Conscious, repeated lies. Not mistakes.

Another aspect of the same phenomenon is the double standard. Priests declare moral relavitism is a scourge of society, that there’s good and there is evil and nothing inbetween, that they can show you the difference and that if you even *think* bad thoughts, you’re guilty of them. Then they cover up another priest raping an eight year old, deliberately withholding evidence from the police. When they are caught, they play the ‘well … everyone’s human. It’s all trumped up by the media. Did you know that this stuff happens all the time’ card. Pick one. To me ‘is raping a child bad?’ is not a moral conundrum, it’s not a time to pick at definitions. If my best friend raped a child, I would phone the police, I would tell them everything I knew, and I would have no moral qualms about it. I don’t believe in moral absolutes. I do know that raping a child is wrong. If some smarmy theologian wants to pick as that as ‘intellectually inconsistent’, please, please let’s discuss that in comments. I double dare you.

It goes further than the Catholic child abuse scandal. Beyond the almost identical Mormon abuse scandals, or the Scientology abuse scandals, or … well, the list goes on.

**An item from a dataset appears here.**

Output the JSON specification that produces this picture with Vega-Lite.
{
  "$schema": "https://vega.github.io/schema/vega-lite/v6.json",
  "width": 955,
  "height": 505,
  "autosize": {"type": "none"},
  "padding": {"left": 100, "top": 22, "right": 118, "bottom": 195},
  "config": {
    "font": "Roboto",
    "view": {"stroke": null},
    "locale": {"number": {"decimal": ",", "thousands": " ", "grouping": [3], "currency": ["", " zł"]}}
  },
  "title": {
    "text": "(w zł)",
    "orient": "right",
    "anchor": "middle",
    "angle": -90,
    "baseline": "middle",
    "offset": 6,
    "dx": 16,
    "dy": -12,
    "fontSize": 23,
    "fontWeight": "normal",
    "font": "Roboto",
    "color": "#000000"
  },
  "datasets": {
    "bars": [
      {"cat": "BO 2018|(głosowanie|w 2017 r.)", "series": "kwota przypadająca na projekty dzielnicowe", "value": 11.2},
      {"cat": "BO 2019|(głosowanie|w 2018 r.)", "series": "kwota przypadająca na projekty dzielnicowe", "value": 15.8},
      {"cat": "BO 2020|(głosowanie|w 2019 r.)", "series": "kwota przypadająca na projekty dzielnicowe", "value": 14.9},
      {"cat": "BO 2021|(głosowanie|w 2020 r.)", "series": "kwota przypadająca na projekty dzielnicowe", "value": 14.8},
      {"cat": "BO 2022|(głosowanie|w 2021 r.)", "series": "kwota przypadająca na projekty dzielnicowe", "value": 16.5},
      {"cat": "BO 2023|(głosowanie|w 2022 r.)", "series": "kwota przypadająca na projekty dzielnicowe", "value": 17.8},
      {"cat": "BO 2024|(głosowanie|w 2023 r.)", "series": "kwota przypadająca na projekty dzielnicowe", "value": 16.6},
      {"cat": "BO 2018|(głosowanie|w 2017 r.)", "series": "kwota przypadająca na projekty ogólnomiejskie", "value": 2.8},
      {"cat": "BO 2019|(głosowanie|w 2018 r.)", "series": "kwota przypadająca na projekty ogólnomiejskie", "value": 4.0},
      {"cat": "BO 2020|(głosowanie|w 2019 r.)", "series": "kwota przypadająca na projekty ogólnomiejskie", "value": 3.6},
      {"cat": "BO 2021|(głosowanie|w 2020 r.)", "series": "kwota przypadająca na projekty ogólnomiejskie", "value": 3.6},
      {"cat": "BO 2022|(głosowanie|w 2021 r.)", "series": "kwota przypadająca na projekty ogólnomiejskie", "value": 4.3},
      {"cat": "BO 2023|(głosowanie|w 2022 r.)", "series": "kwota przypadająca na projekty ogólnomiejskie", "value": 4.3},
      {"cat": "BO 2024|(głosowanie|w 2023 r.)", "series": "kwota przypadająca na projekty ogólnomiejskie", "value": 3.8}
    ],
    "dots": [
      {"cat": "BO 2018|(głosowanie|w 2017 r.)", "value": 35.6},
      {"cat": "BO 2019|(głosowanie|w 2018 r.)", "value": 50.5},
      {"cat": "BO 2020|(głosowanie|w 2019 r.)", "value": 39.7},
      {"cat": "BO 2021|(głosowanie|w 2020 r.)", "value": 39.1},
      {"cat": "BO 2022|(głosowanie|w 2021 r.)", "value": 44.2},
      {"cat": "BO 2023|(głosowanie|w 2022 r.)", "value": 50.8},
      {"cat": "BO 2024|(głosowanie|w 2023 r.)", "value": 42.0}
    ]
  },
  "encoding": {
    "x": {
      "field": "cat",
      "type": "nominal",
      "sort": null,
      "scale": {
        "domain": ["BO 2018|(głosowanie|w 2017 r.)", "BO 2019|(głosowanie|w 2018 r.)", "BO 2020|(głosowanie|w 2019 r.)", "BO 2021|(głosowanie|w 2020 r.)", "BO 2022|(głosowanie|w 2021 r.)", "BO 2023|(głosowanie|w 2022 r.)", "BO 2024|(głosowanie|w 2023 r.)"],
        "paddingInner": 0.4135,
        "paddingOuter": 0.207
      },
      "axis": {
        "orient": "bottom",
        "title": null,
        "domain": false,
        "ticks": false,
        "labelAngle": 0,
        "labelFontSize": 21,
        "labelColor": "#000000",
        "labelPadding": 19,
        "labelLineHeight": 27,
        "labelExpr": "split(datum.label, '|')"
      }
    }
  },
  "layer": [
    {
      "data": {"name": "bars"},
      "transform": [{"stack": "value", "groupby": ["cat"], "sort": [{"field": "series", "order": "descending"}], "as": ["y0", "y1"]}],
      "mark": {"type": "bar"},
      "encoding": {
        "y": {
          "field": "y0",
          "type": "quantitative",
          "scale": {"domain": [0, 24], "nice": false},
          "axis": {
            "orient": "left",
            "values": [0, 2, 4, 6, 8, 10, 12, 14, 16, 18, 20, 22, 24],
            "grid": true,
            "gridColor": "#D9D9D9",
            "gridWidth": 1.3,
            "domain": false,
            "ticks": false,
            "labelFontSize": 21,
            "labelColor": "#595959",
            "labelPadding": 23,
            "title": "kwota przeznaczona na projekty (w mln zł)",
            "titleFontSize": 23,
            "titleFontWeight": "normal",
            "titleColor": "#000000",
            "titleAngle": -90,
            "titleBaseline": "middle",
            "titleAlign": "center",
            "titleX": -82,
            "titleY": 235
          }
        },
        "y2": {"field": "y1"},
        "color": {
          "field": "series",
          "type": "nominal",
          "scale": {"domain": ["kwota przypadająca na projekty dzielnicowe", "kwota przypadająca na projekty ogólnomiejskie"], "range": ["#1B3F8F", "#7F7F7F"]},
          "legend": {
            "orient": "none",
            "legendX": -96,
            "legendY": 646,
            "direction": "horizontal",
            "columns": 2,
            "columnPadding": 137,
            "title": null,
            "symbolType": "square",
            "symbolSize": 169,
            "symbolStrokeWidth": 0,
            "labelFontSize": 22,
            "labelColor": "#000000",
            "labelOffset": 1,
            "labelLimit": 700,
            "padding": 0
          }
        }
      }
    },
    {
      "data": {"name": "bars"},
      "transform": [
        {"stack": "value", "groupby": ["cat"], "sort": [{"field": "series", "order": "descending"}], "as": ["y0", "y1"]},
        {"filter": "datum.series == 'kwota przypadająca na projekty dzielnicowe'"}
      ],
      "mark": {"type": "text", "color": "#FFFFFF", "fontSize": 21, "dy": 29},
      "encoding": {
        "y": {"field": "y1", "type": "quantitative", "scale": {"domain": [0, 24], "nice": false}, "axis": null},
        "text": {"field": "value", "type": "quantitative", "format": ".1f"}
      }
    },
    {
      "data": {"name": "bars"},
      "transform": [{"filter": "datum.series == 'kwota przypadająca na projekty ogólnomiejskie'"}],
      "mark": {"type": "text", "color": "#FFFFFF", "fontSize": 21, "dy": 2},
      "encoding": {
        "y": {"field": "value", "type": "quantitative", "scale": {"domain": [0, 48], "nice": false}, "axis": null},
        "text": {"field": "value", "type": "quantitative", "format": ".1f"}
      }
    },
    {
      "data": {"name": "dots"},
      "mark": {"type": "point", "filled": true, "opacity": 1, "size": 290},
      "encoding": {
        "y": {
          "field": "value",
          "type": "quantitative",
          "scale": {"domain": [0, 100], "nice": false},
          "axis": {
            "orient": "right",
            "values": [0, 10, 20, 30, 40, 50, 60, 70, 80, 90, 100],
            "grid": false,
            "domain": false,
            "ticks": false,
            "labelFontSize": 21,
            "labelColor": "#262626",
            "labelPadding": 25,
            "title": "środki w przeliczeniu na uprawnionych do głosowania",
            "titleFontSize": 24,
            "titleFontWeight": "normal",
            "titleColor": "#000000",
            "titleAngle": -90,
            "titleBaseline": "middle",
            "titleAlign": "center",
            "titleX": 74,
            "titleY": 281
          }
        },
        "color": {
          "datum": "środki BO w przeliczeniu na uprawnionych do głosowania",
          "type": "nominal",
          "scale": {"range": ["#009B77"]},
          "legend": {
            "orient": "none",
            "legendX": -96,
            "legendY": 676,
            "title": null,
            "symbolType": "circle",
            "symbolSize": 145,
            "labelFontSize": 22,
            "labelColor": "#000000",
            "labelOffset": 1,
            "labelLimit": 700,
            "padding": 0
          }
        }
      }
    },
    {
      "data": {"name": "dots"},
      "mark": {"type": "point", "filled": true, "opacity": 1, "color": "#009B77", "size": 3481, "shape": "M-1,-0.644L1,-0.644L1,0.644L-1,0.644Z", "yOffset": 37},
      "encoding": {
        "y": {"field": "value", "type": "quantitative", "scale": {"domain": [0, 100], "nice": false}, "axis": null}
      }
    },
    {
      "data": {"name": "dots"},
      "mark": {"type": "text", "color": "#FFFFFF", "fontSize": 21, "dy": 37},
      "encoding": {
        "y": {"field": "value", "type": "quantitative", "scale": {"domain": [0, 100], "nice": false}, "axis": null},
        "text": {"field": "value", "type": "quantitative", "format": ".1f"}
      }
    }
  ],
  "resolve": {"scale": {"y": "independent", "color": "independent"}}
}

If an atheist accidently credits the wrong loony idea to the wrong branch of one Christian sect, they’ll get a long, patronizing speech about how we’re woefully ignorant of theology, that the Holy Church of the Ratfucker Jesus might believe that, but the person you’re talking to is from the Sacred Chapel of Christ Ratfucker.

Then they’ll take the credit for all religion ever. ‘What has my religion done?’ a Protestant will say, ‘why … just look at the Sistine Chapel’. ‘How dare you insult the 90% of people on this planet who believe in God?’. Let’s accept that 90% of people in the world are religious for sake of argument. The majority of those people aren’t even monotheists, let alone Christians, let alone Protestants, let alone Sacred Christ Ratfuckers.

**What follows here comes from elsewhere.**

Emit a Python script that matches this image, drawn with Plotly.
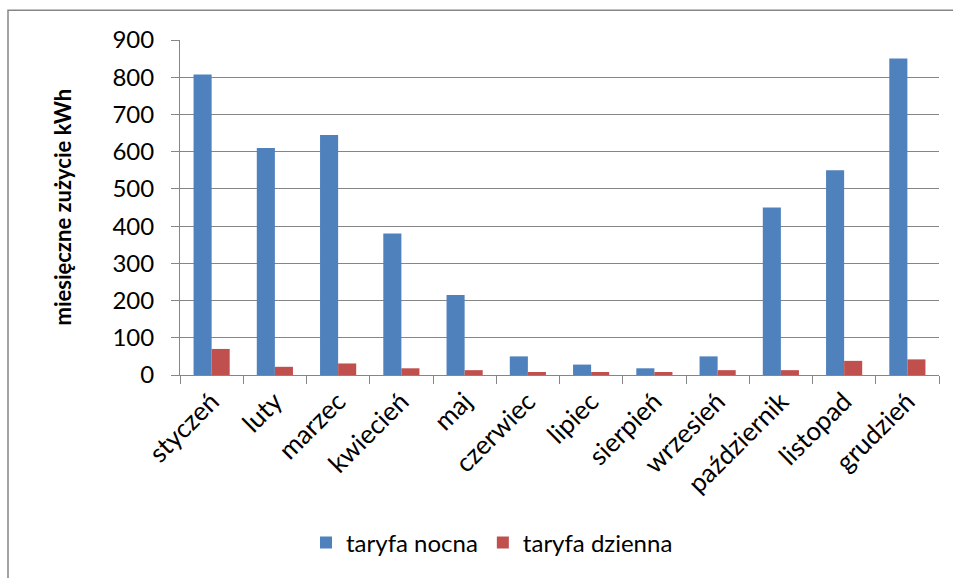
import plotly.graph_objects as go

months = ["styczeń", "luty", "marzec", "kwiecień", "maj", "czerwiec", "lipiec",
          "sierpień", "wrzesień", "październik", "listopad", "grudzień"]
nocna = [807, 610, 645, 380, 215, 50, 28, 18, 50, 450, 550, 850]
dzienna = [70, 22, 31, 18, 13, 8, 8, 8, 13, 13, 38, 42]
y_ticks = [0, 100, 200, 300, 400, 500, 600, 700, 800, 900]

FONT = "Lato, 'Open Sans', sans-serif"
GRID = "#868686"

fig = go.Figure()
fig.add_trace(go.Bar(x=months, y=nocna, name="taryfa nocna",
                     marker=dict(color="#4F81BD", line=dict(width=0))))
fig.add_trace(go.Bar(x=months, y=dzienna, name="taryfa dzienna",
                     marker=dict(color="#C0504D", line=dict(width=0))))

W, H = 953, 578
L, R, T, B = 180, 14, 40, 201
pw, ph = W - L - R, H - T - B

def px_x(x):
    return (x - L) / pw

def px_y(y):
    return (H - B - y) / ph

fig.update_layout(
    width=W, height=H,
    margin=dict(l=L, r=R, t=T, b=B, pad=0),
    paper_bgcolor="white", plot_bgcolor="white",
    barmode="group", bargap=1.5 / 3.5, bargroupgap=0,
    font=dict(family=FONT, size=22, color="black"),
    showlegend=True,
    legend=dict(orientation="h", x=px_x(492), xanchor="center",
                y=px_y(546), yanchor="middle",
                font=dict(size=24), itemwidth=30, traceorder="normal"),
    xaxis=dict(type="category", showline=True, linecolor=GRID, linewidth=1,
               ticks="outside", tickson="boundaries", ticklen=8, tickcolor=GRID,
               tickangle=-45, showgrid=False, tickfont=dict(size=26)),
    yaxis=dict(range=[0, 900], tickvals=y_ticks, showline=True, linecolor=GRID,
               linewidth=1, ticks="outside", ticklen=8, tickcolor=GRID,
               showgrid=True, gridcolor=GRID, gridwidth=1, zeroline=False,
               ticklabelstandoff=12, tickfont=dict(size=24)),
    annotations=[dict(text="<b>miesięczne zużycie kWh</b>", textangle=-90,
                      xref="paper", yref="paper", x=px_x(62), y=0.5,
                      xanchor="center", yanchor="middle", showarrow=False,
                      font=dict(size=22, family=FONT))],
    shapes=[dict(type="rect", xref="paper", yref="paper",
                 x0=px_x(8), x1=px_x(965), y0=px_y(600), y1=px_y(10),
                 line=dict(color=GRID, width=1.5), layer="below")],
)

fig.write_html("out.html")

Meanwhile … talk to someone who’s been trained at a seminary. Training to be a priest is, from the accounts I’ve been told, very simply being taught how to lie. The comforting lie, the ‘things to say to the people who’ve read the Bible and spotted that it doesn’t say the things you say it does’, the lies necessary to keep the institution from external scrutiny. Priests understand that what they teach isn’t what they believe – they have ‘a more nuanced’ understanding. That there are a lot of things they have to keep vague, very simple questions they must not allow to be asked (‘who does the Bible says is going to Heaven?’, to pick one). Always, always, it’s ‘avoid a straight answer’.